6. Create a Python notebook to interact with the data warehouse

Create a file called r2-data-catalog-tutorial.py.

Paste the following code snippet into your r2-data-catalog-tutorial.py file:

import marimo

__generated_with = "0.11.31"
app = marimo.App(width="medium")


@app.cell
def _():
    import marimo as mo
    return (mo,)


@app.cell
def _():
    import pandas
    import pyarrow as pa
    import pyarrow.compute as pc
    import pyarrow.parquet as pq

    from pyiceberg.catalog.rest import RestCatalog
    from pyiceberg.exceptions import NamespaceAlreadyExistsError

    # Define catalog connection details (replace variables)
    WAREHOUSE = "<WAREHOUSE>"
    TOKEN = "<TOKEN>"
    CATALOG_URI = "<CATALOG_URI>"

    # Connect to R2 Data Catalog
    catalog = RestCatalog(
        name="my_catalog",
        warehouse=WAREHOUSE,
        uri=CATALOG_URI,
        token=TOKEN,
    )
    return (
        CATALOG_URI,
        NamespaceAlreadyExistsError,
        RestCatalog,
        TOKEN,
        WAREHOUSE,
        catalog,
        pa,
        pandas,
        pc,
        pq,
    )


@app.cell
def _(NamespaceAlreadyExistsError, catalog):
    # Create default namespace if needed
    try:
        catalog.create_namespace("default")
    except NamespaceAlreadyExistsError:
        pass
    return


@app.cell
def _(pa):
    # Create simple PyArrow table
    df = pa.table({
        "id": [1, 2, 3],
        "name": ["Alice", "Bob", "Charlie"],
        "score": [80.0, 92.5, 88.0],
    })
    return (df,)


@app.cell
def _(catalog, df):
    # Create or load Iceberg table
    test_table = ("default", "people")
    if not catalog.table_exists(test_table):
        print(f"Creating table: {test_table}")
        table = catalog.create_table(
            test_table,
            schema=df.schema,
        )
    else:
        table = catalog.load_table(test_table)
    return table, test_table


@app.cell
def _(df, table):
    # Append data
    table.append(df)
    return


@app.cell
def _(table):
    print("Table contents:")
    scanned = table.scan().to_arrow()
    print(scanned.to_pandas())
    return (scanned,)


@app.cell
def _():
    # Optional cleanup.
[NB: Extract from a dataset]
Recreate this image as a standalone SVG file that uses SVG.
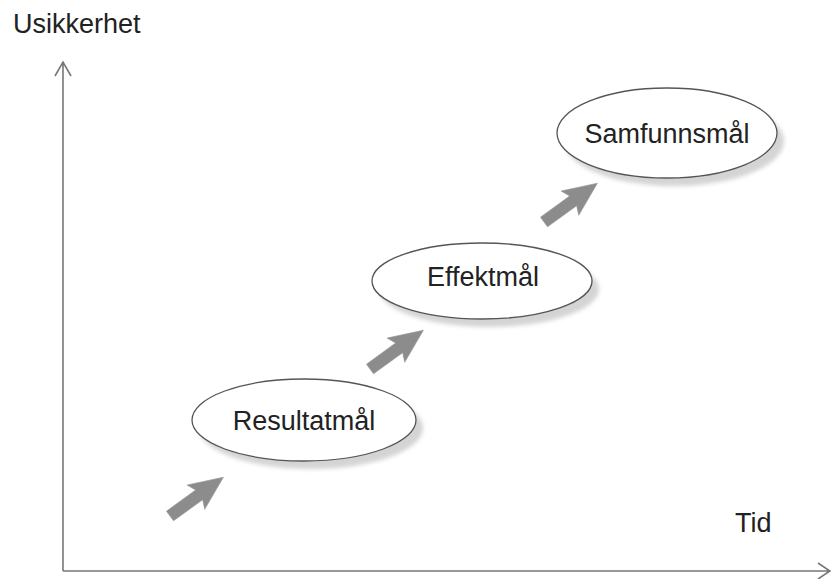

To run uncomment and run cell
    # print(f"Deleting table: {test_table}")
    # catalog.drop_table(test_table)
    # print("Table dropped.")
    return


if __name__ == "__main__":
    app.run()

Replace the CATALOG_URI, WAREHOUSE, and TOKEN variables with your values from sections 2 and 3 respectively.

In the Python notebook above, you:

Connect to your catalog.
Create the default namespace.
Create a simple PyArrow table.
Create (or load) the people table in the default namespace.
Append sample data to the table.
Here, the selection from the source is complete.